Children’s Literature: Breathing a New Culture in Our Future [Archives:1998/44/Culture]
Attention has increasingly been focussing on how society fills the mind of children. “How we ‘feed’ our children today is going to shape how they think, and even how they live in the future,” said Ms. Najeeba Haddad, Director of the Children’s Literature Department at the Ministry of Culture.
This new orientation has resulted in more work in this field at many levels. One such effort was a workshop for people working in children’s rights which was held from October 14 to 16. It was attended by the Minister of Culture and Tourism and many Yemeni writers and authors.
The papers presented at the workshop were:
1. Developing Children’s Talents
2. Childhood, Hopes & Ambitions
3. Media and Child Rights
4. Cultural Identity & National and Human Values
5. Child Literature and Future
6. A workshop about the Convention of the Child’s Rights
7. Child Literature & Yemeni Writers
“The press plays a major role in promoting children’s rights,” the minister insisted. He asked for the media to play its constructive role in this field.
He also pointed to articles 13 and 17 of the Rights of the Child Convention, which he said should be fully implemented.
A paper submitted by Noriya Abdulrahman Al-Rada’ee indicated, “Issues dealt with by children’s magazines should help build up children’s characters, socially, culturally, emotionally, and psychologically. However, comic magazines appeared late in Yemen. All other magazines and newspapers concentrated totally on political issues.”
Al-Hodhod, the first Yemeni children’s comic magazine, was issued in 1980. Published by the Ministry of Education in Aden, “Wadah” magazine was issued in 1983. Then, Dar Al-Hamdani in Aden published a comics magazine named “Nashwan.” Other magazines like “Al-Haris Al-Saghir” and “Al-Bara’em” appeared in Aden during 1984. Unfortunately, no more than 10 issues of each of those magazines were published.
After the nation’s unification in 1990, only one issue of “Waddah” magazine was published. Then it stopped again. “Osama,” a new magazine, then came onto the market. This magazine continues to be issued until now, though irregularly. In 1992, 3 magazines – “Al-Yemen Al-Sa’aeed, Thee Yazan, and Nadir” appeared. Because these magazines were not financially viable, they also stopped after one issue of each.

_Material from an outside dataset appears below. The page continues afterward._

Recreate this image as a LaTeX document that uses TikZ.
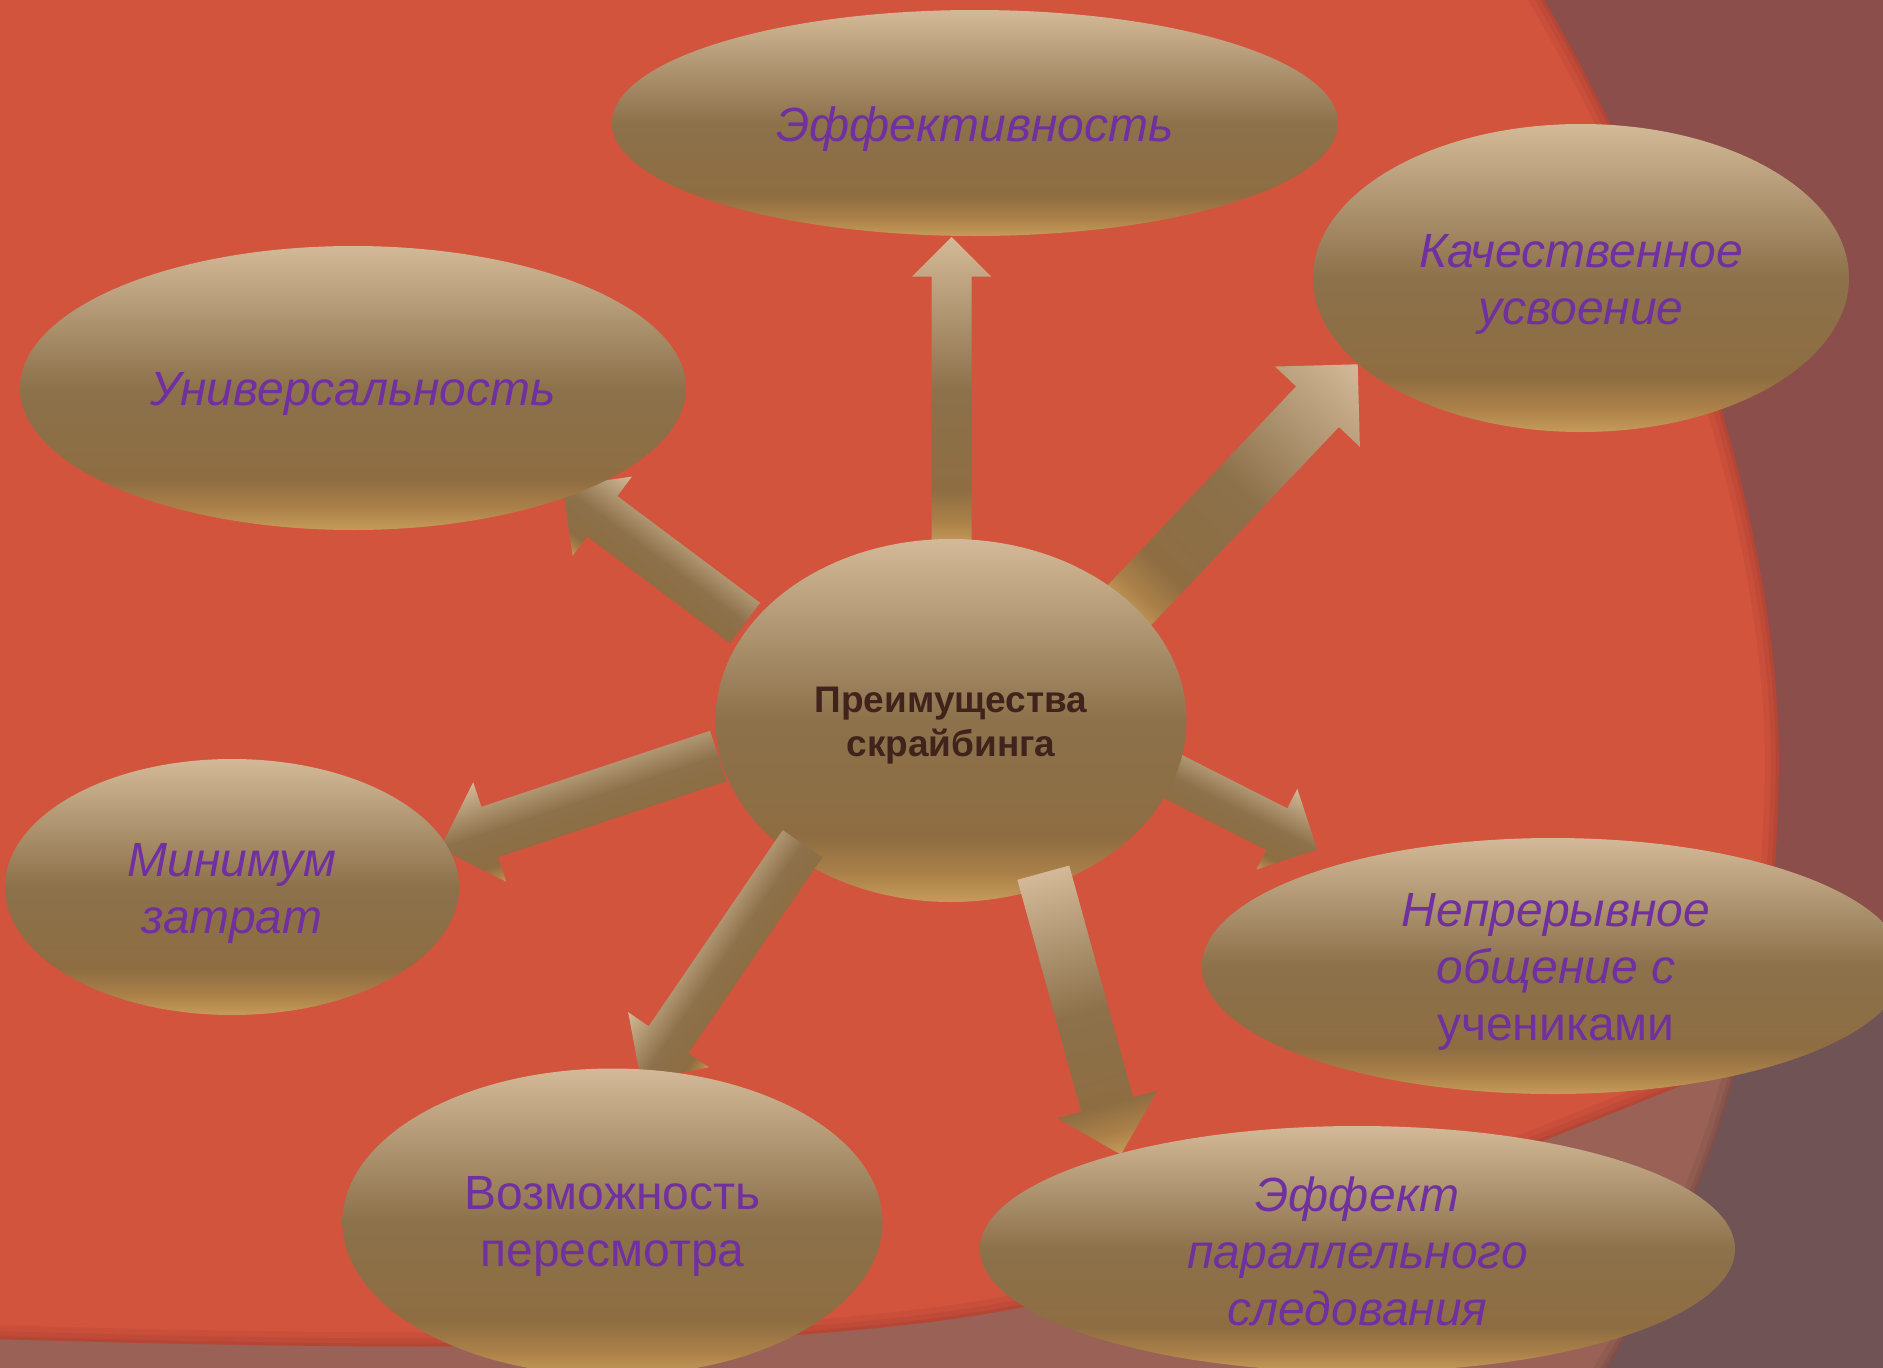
\documentclass[tikz,border=0pt]{standalone}
\usepackage{fontspec}
\setmainfont{Liberation Sans}
\usetikzlibrary{shapes.geometric}

\pgfdeclarelayer{back}
\pgfdeclarelayer{under}
\pgfsetlayers{back,under,main}

% palette
\definecolor{gLight}{RGB}{212,185,152}
\definecolor{gBrownA}{RGB}{140,113,75}
\definecolor{gBrownB}{RGB}{142,109,66}
\definecolor{gDeep}{RGB}{170,128,72}
\definecolor{gGold}{RGB}{198,155,90}
\definecolor{slideRed}{RGB}{210,84,61}
\definecolor{redEdge}{RGB}{150,52,42}
\definecolor{bandPink}{RGB}{154,98,86}
\definecolor{pinkEdge}{RGB}{105,64,62}
\definecolor{frameTop}{RGB}{140,78,74}
\definecolor{frameLow}{RGB}{111,83,85}
\definecolor{txtPurple}{RGB}{112,48,160}
\definecolor{txtBrown}{RGB}{64,35,27}

% gold gradients: light top, brown body, gold rim at the bottom
\pgfdeclareverticalshading{goldV}{100bp}{color(0bp)=(gGold); color(25bp)=(gGold); color(29bp)=(gDeep); color(34bp)=(gBrownB); color(50bp)=(gBrownA); color(75bp)=(gLight); color(100bp)=(gLight)}
\pgfdeclareverticalshading{goldVrev}{100bp}{color(0bp)=(gLight); color(25bp)=(gLight); color(50bp)=(gBrownA); color(66bp)=(gBrownB); color(71bp)=(gDeep); color(75bp)=(gGold); color(100bp)=(gGold)}
\pgfdeclarehorizontalshading{goldHup}{100bp}{color(0bp)=(gGold); color(25bp)=(gGold); color(29bp)=(gDeep); color(34bp)=(gBrownB); color(50bp)=(gBrownA); color(75bp)=(gLight); color(100bp)=(gLight)}
\pgfdeclarehorizontalshading{goldHdown}{100bp}{color(0bp)=(gLight); color(25bp)=(gLight); color(50bp)=(gBrownA); color(66bp)=(gBrownB); color(71bp)=(gDeep); color(75bp)=(gGold); color(100bp)=(gGold)}

% block arrow from coordinate #1 (tail) to coordinate #2 (tip);
% #3 half shaft width, #4 half head width (= head length), #5 shading
\newcommand\blockarrow[5]{%
  \path (#1); \pgfgetlastxy{\baTx}{\baTy}%
  \path (#2); \pgfgetlastxy{\baHx}{\baHy}%
  \pgfmathsetmacro\baAng{atan2((\baHy)-(\baTy),(\baHx)-(\baTx))}%
  \pgfmathsetmacro\baLen{veclen((\baHx)-(\baTx),(\baHy)-(\baTy))}%
  \pgfmathsetmacro\baNeck{\baLen-#4}%
  \shade[shading=#5, transform canvas={shift={(\baTx,\baTy)}, rotate=\baAng}]
    (0pt,-#3pt) -- (\baNeck pt,-#3pt) -- (\baNeck pt,-#4pt) -- (\baLen pt,0pt)
    -- (\baNeck pt,#4pt) -- (\baNeck pt,#3pt) -- (0pt,#3pt) -- cycle;
}

\tikzset{
  bubble/.style={ellipse, shade, shading=goldV, inner sep=0pt},
  caption/.style={inner sep=0pt, align=center, text=txtPurple,
    font=\fontsize{48}{57}\selectfont},
  slanted/.style={font=\itshape\fontsize{48}{57}\selectfont},
  hubtext/.style={inner sep=0pt, align=center, text=txtBrown,
    font=\bfseries\fontsize{37}{44.5}\selectfont},
}

% slide background shapes
\def\redpath{(-40,-40) -- (1520,-40) .. controls (1670,200) and (1790,540) .. (1778,800) .. controls (1773,960) and (1755,1045) .. (1700,1078) -- (1540,1142) .. controls (1250,1255) and (1100,1300) .. (930,1322) .. controls (700,1350) and (420,1352) .. (-40,1338) -- cycle}
\def\pinkpath{(-40,900) -- (1765,900) .. controls (1755,1050) and (1700,1220) .. (1600,1380) -- (1590,1420) -- (-40,1420) -- cycle}
\def\pinkrim{(1765,900) .. controls (1755,1050) and (1700,1220) .. (1600,1380)}

\begin{document}
\begin{tikzpicture}[x=1pt,y=-1pt]
\useasboundingbox (0,0) rectangle (1883,1368);

\begin{pgfonlayer}{back}
  \fill[frameTop] (-40,-40) rectangle (1930,966);
  \fill[frameLow] (-40,966) rectangle (1930,1420);
  \fill[bandPink] \pinkpath;
  \begin{scope}
    \clip \pinkpath;
    \draw[pinkEdge, line width=24, opacity=0.2] \pinkrim;
    \draw[pinkEdge, line width=12, opacity=0.2] \pinkrim;
    \draw[pinkEdge, line width=5, opacity=0.25] \pinkrim;
  \end{scope}
  \fill[slideRed] \redpath;
  \begin{scope}
    \clip \redpath;
    \draw[redEdge, line width=28, opacity=0.14] \redpath;
    \draw[redEdge, line width=16, opacity=0.18] \redpath;
    \draw[redEdge, line width=6, opacity=0.22] \redpath;
  \end{scope}
\end{pgfonlayer}

% arrow end points
\coordinate (a1s) at (951.7,545);   \coordinate (a1e) at (951.7,237);
\coordinate (a2s) at (1121.4,613.6); \coordinate (a2e) at (1357.7,364.3);
\coordinate (a3s) at (745,623);     \coordinate (a3e) at (562.6,486.6);
\coordinate (a4s) at (718.4,755.9); \coordinate (a4e) at (440,848.5);
\coordinate (a5s) at (802.5,843.7); \coordinate (a5e) at (640.9,1080.1);
\coordinate (a6s) at (1043.3,872.7); \coordinate (a6e) at (1121,1154.6);
\coordinate (a7s) at (1169.5,774.8); \coordinate (a7e) at (1317.2,849.5);

\begin{pgfonlayer}{under}
  \blockarrow{a1s}{a1e}{20}{39.5}{goldHup}
  \blockarrow{a2s}{a2e}{29.5}{58.4}{goldHup}
  \blockarrow{a3s}{a3e}{25.2}{49.5}{goldVrev}
  \blockarrow{a4s}{a4e}{26.5}{52.4}{goldVrev}
  \blockarrow{a7s}{a7e}{23.3}{45.2}{goldV}
\end{pgfonlayer}

% central idea
\node[bubble, minimum width=471pt, minimum height=363pt] (hub) at (951,720.5) {};
\node[hubtext] (hubT) at ([yshift=-5pt]hub.center) {Преимущества\\скрайбинга};

\blockarrow{a5s}{a5e}{24}{48.9}{goldVrev}
\blockarrow{a6s}{a6e}{26.9}{51.9}{goldHdown}

% surrounding advantages
\node[bubble, minimum width=726pt, minimum height=226pt] (eff) at (975,123) {};
\node[caption, slanted] (effT) at ([yshift=-6pt]eff.center) {Эффективность};

\node[bubble, minimum width=536pt, minimum height=308pt] (qual) at (1581,278) {};
\node[caption, slanted] (qualT) at ([yshift=-6pt]qual.center) {Качественное\\усвоение};

\node[bubble, minimum width=666pt, minimum height=284pt] (univ) at (353,388) {};
\node[caption, slanted] (univT) at ([yshift=-6pt]univ.center) {Универсальность};

\node[bubble, minimum width=454pt, minimum height=256pt] (cost) at (232,887) {};
\node[caption, slanted] (costT) at ([yshift=-6pt]cost.center) {Минимум\\затрат};

\node[bubble, minimum width=702pt, minimum height=256pt] (talk) at (1553,966) {};
\node[caption] (talkT) at ([xshift=3pt, yshift=-6pt]talk.center)
  {\textit{Непрерывное}\\\textit{общение с}\\учениками};

\node[bubble, minimum width=540pt, minimum height=307pt] (review) at (612.5,1222) {};
\node[caption] (reviewT) at ([yshift=-4pt]review.center) {Возможность\\пересмотра};

\node[bubble, minimum width=755pt, minimum height=246pt] (para) at (1357.5,1249) {};
\node[caption, slanted] (paraT) at ([yshift=-2pt]para.center) {Эффект\\параллельного\\следования};
\end{tikzpicture}
\end{document}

In 1993, “Al-Tafoolah” newspaper came into existence. Its editor-in-chief was Ms. Najeeba Haddad. Unfortunately, this newspaper lacking financial support, also disappeared after only one issue.
All children’s magazines mentioned were mainly concerned with the following:
1. Instilling Islamic and human values such as integrity, heroism, honesty, solidarity and sacrifice – in the child readers’ characters;
2. Eradicating backward legends and superstitions from children’s minds;
3. Instilling good attitudes towards work, responsibility and family among children;
4. Developing children’s taste of beauty and art and encouraging them to practice hobbies in order to develop their abilities;
5. Giving children an optimistic view of the future;
6. Improving cooperation between home and school in order to better serve the children’s rights.
1. Most comics were irregularly published. At the end, they all ceased publication because they were not financially supported.
2. They did not give children real lessons about society and life.
3. The magazines’ staff had no experience in the field of children’s literature, making the comics poorly edited and directed.
4. They were printed on bad-quality paper.
5. Copies were only distributed in main cities.
6. Almost all magazines dealt with folklore and ancient stories. They did not address certain contemporary issues.
The participants observed that there are no real comic magazine in Yemen. Most are irregular and lack certain elements of children’s literature.
The workshop was concluded with the following recommendations:
1. providing children’s magazines with all necessary facilities and financial support;
2. all children comic magazines must be regularly published;
3. they should include short and interesting topics that present humane morals;
4. magazines’ staff must include psychologists who know how to deal with children;
5. color photos must be included in order to attract children; and
6. a children’s magazine must include issues suitable for all ages.